| The task |
Work out how many lines hold the string "with". Give that number and nothing more.

| Code that draws figures |
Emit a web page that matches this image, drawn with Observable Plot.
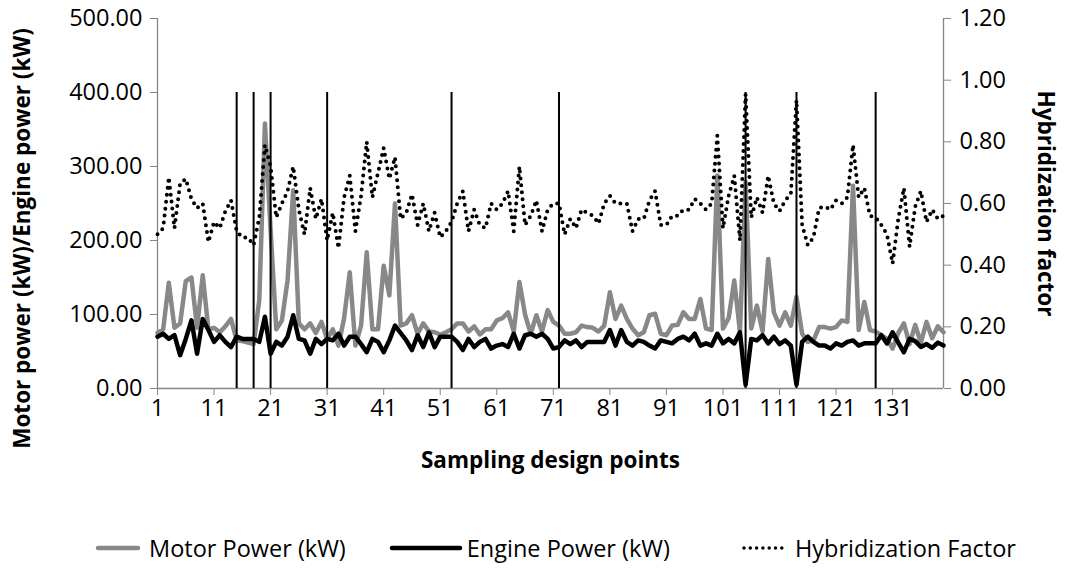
<!DOCTYPE html>
<html>
<head>
<meta charset="utf-8">
<script src="https://cdn.jsdelivr.net/npm/d3@7"></script>
<script src="https://cdn.jsdelivr.net/npm/@observablehq/plot@0.6"></script>
<style>
  html, body { margin: 0; padding: 0; background: #fff; }
  body { width: 1068px; height: 571px; overflow: hidden; font-family: "Open Sans", sans-serif; }
  #legend { display: flex; justify-content: flex-start; align-items: center; height: 30px; margin-top: 33px; padding-left: 95px; font-size: 23.5px; color: #000; white-space: nowrap; }
  .item { display: flex; align-items: center; }
  .item svg { display: block; }
</style>
</head>
<body>
<div id="chart"></div>
<div id="legend"></div>
<script>
// ---- data ----
const motorPower = [75,80,143,82,88,145,150,82,153,80, 82,76,84,94,65,64,62,60,120,358,
  215,80,92,146,268,88,80,88,75,90, 67,80,58,95,157,58,85,184,80,80,
  166,126,250,85,88,99,74,88,77,76, 73,76,80,88,88,77,84,73,80,80,
  92,95,103,77,144,100,74,99,77,106, 90,85,74,74,76,85,83,82,77,85,
  130,94,112,94,81,72,76,99,101,74, 72,85,86,103,94,94,121,81,79,288,
  81,95,146,77,279,81,112,77,175,103, 85,103,85,124,74,63,65,83,83,81,
  83,92,90,274,79,117,79,77,72,67, 54,75,88,60,86,62,90,68,84,76];
const enginePower = [70,74,67,72,45,67,92,47,94,79, 63,72,63,56,70,67,67,67,63,97,
  47,63,58,70,99,67,65,47,67,60, 67,65,74,58,70,70,60,49,67,63,
  49,65,85,75,65,52,72,56,76,56, 70,70,70,63,52,67,56,63,67,54,
  58,60,56,74,54,72,74,70,74,67, 54,56,65,60,65,56,63,63,63,63,
  79,58,79,63,58,65,63,58,54,65, 63,61,67,70,65,74,58,61,58,74,
  61,67,61,76,5,67,65,72,61,70, 60,65,58,5,63,70,63,58,58,54,
  61,58,63,65,58,61,61,61,72,61, 76,62,49,67,64,56,60,55,62,58];
const hybridizationFactor = [0.50,0.52,0.685,0.52,0.665,0.68,0.615,0.585,0.60,0.475,
  0.54,0.52,0.575,0.61,0.51,0.49,0.49,0.465,0.555,0.79,
  0.72,0.555,0.60,0.64,0.72,0.58,0.50,0.65,0.55,0.615,
  0.48,0.57,0.455,0.62,0.69,0.51,0.625,0.80,0.62,0.70,
  0.78,0.68,0.75,0.55,0.57,0.63,0.53,0.60,0.51,0.57,
  0.49,0.51,0.54,0.60,0.64,0.51,0.58,0.53,0.52,0.60,
  0.58,0.60,0.64,0.51,0.72,0.53,0.56,0.61,0.51,0.58,
  0.60,0.60,0.50,0.55,0.52,0.58,0.57,0.56,0.535,0.60,
  0.625,0.60,0.60,0.60,0.51,0.55,0.55,0.61,0.64,0.53,
  0.53,0.56,0.56,0.58,0.58,0.615,0.60,0.58,0.60,0.82,
  0.52,0.625,0.69,0.48,0.955,0.555,0.62,0.57,0.69,0.60,
  0.575,0.61,0.63,0.935,0.53,0.465,0.49,0.585,0.59,0.58,
  0.61,0.60,0.62,0.79,0.62,0.65,0.56,0.555,0.53,0.50,
  0.405,0.55,0.65,0.46,0.59,0.64,0.54,0.58,0.55,0.56];
const markerPoints = [15, 18, 21, 31, 53, 72, 105, 114, 128];
const markerValue = 400;
const xTickLabels = [1, 11, 21, 31, 41, 51, 61, 71, 81, 91, 101, 111, 121, 131];
const leftTicks = [0, 100, 200, 300, 400, 500];
const rightTicks = [0, 0.2, 0.4, 0.6, 0.8, 1.0, 1.2];
const seriesNames = ["Motor Power (kW)", "Engine Power (kW)", "Hybridization Factor"];
const titles = {left: "Motor power (kW)/Engine power (kW)", right: "Hybridization factor", x: "Sampling design points"};

// ---- build ----
const leftMax = 500, rightMax = 1.2, k = leftMax / rightMax;
const rows = motorPower.map((m, i) => ({pt: i + 1, motor: m, engine: enginePower[i], hf: hybridizationFactor[i]}));
const grey = "#888888", axisGrey = "#868686";
const H = 500;

const chart = Plot.plot({
  width: 1068, height: H,
  marginLeft: 157, marginRight: 125, marginTop: 18, marginBottom: H - 388,
  style: {fontFamily: "'Open Sans', sans-serif", fontSize: "23.5px", color: "#000", background: "#fff", overflow: "visible"},
  x: {type: "linear", domain: [1, rows.length]},
  y: {domain: [0, leftMax]},
  marks: [
    Plot.ruleX([1, rows.length], {stroke: axisGrey, strokeWidth: 1.3}),
    Plot.ruleY([0], {stroke: axisGrey, strokeWidth: 1.3}),
    Plot.axisX({ticks: xTickLabels, tickSize: 7, tickPadding: 4, stroke: axisGrey, fill: "#000", label: null, tickFormat: d => String(d)}),
    Plot.axisY({ticks: leftTicks, anchor: "left", tickSize: 7, tickPadding: 8, stroke: axisGrey, fill: "#000", label: null, tickFormat: d => d.toFixed(2)}),
    Plot.axisY({ticks: rightTicks.map(v => v * k), anchor: "right", tickSize: 7, tickPadding: 9, stroke: axisGrey, fill: "#000", label: null, tickFormat: d => (d / k).toFixed(2)}),
    Plot.lineY(rows, {x: "pt", y: "motor", stroke: grey, strokeWidth: 4.5, strokeLinejoin: "round"}),
    Plot.lineY(rows, {x: "pt", y: "engine", stroke: "#000", strokeWidth: 4.5, strokeLinejoin: "round"}),
    Plot.lineY(rows, {x: "pt", y: d => d.hf * k, stroke: "#000", strokeWidth: 4, strokeDasharray: "0 7", strokeLinecap: "round"}),
    Plot.ruleX(markerPoints, {y1: 0, y2: markerValue, stroke: "#000", strokeWidth: 2}),
    Plot.text([titles.left], {frameAnchor: "left", textAnchor: "middle", lineAnchor: "middle", rotate: -90, dx: -135, dy: 35, fontWeight: "bold", fontSize: 22.5}),
    Plot.text([titles.right], {frameAnchor: "right", textAnchor: "middle", lineAnchor: "middle", rotate: 90, dx: 102, dy: 0, fontWeight: "bold", fontSize: 22.5}),
    Plot.text([titles.x], {frameAnchor: "bottom", textAnchor: "middle", lineAnchor: "middle", dy: 72, fontWeight: "bold", fontSize: 22.5})
  ]
});
document.getElementById("chart").appendChild(chart);

// ---- legend ----
const legend = document.getElementById("legend");
const swatches = [
  {w: 46, stroke: grey, width: 4.5, dash: null, gapAfterSwatch: 8, gapAfterText: 43},
  {w: 74, stroke: "#000", width: 4.5, dash: null, gapAfterSwatch: 4, gapAfterText: 71},
  {w: 46, stroke: "#000", width: 3.5, dash: "0 6.3", gapAfterSwatch: 8, gapAfterText: 0}
];
seriesNames.forEach((name, i) => {
  const s = swatches[i];
  const item = document.createElement("div");
  item.className = "item";
  item.style.marginRight = s.gapAfterText + "px";
  item.innerHTML = `<svg width="${s.w}" height="10" style="margin-right:${s.gapAfterSwatch}px"><line x1="3" x2="${s.w - 3}" y1="5" y2="5" stroke="${s.stroke}" stroke-width="${s.width}" stroke-linecap="round" ${s.dash ? `stroke-dasharray="${s.dash}"` : ""}/></svg><span>${name}</span>`;
  legend.appendChild(item);
});
</script>
</body>
</html>
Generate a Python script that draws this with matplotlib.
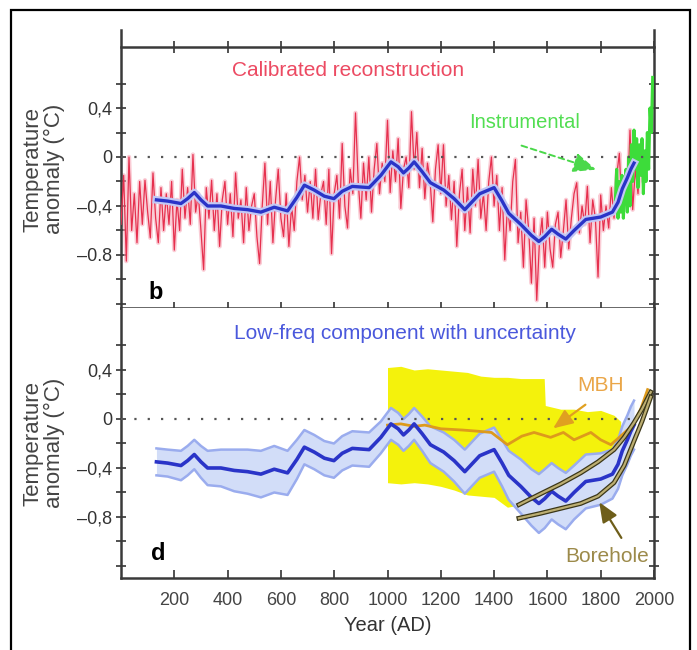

| Response to the exercise |
2